TV Guide Magazine: What does the LAPD think of the show?
Cudlitz: I'm sure people aren't going out of their way to tell us the show sucks, but generally speaking, we've all been approached by large numbers of cops saying they respect the attention to detail and [that we're] getting it as right as we get it.
McKenzie: If you polled them, I think they would say this is the most realistic cop show besides NCIS: LA. [Laughs]
King: We were literally shooting down the street from NCIS: LA recently and we had our whole stunt team do a full-on fight scene.
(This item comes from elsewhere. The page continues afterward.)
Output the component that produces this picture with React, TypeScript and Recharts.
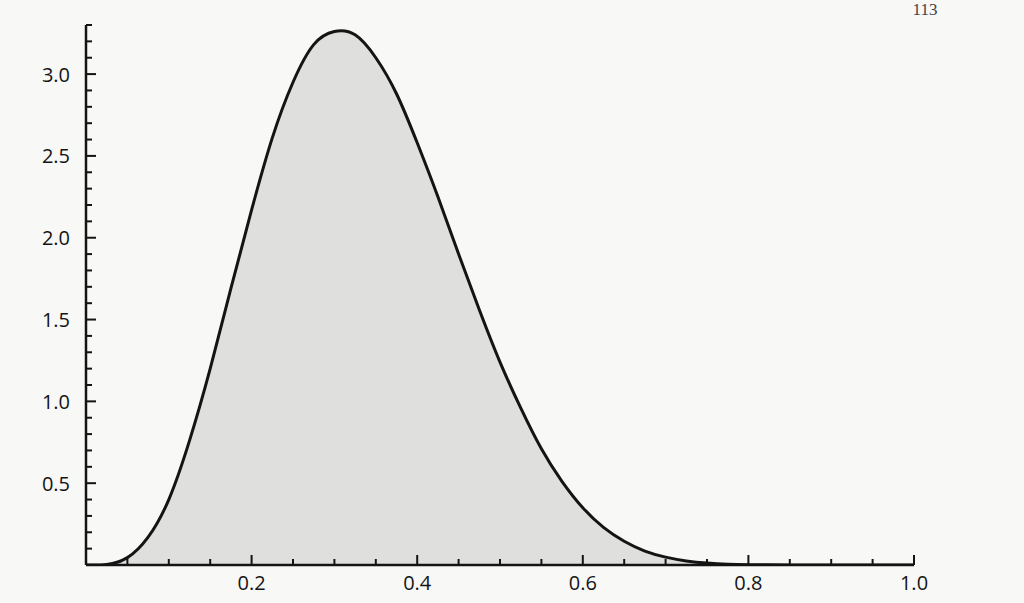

We shot everything — and they were still lighting their set.
TV Guide Magazine: Have you ever caught a break from the cops because of the show?
Howell: Tell your story, Ben!
McKenzie: There's no way to tell this story without sounding like a douche. Audi gave me an R8 to drive for a week. So I'm coming back with my then-girlfriend from Palm Springs, and sure enough, we're pulled over. I'm freaking out because the car is not registered to me. The cop's like, "Hey, are you who I think you are?" At which point, two possible scenarios crossed my mind: First, he recognizes me from The O.C., which means I'm getting dragged out of the car and he's gonna rail on me, or the second. So I go, "Southland?" And he just nods his head, hands me back my license and says, "Watch your speed."
Hatosy: I was riding a skateboard and this cop pulls up to me and says, "What the heck are you doing? Cops don't ride skateboards!"
King: I have never gotten out of a ticket since I've been on Southland! I've gotten two since I've been on the show.
Cudlitz: I was at the self-checkout in Ralphs and this guy in front of me was having problems with another machine. He starts shouting, "Can I get some help? What the bleep is going on here?" And he gets louder and louder, and there are kids around. The manager comes over and the guy keeps shouting. And I finally just said to him, "You know what? Why don't you just stop?" And the guy says, "Who are you? A cop?" And I said, "No, but I bleeping play one on TV!"
Southland airs Wednesdays at 10/9c on TNT.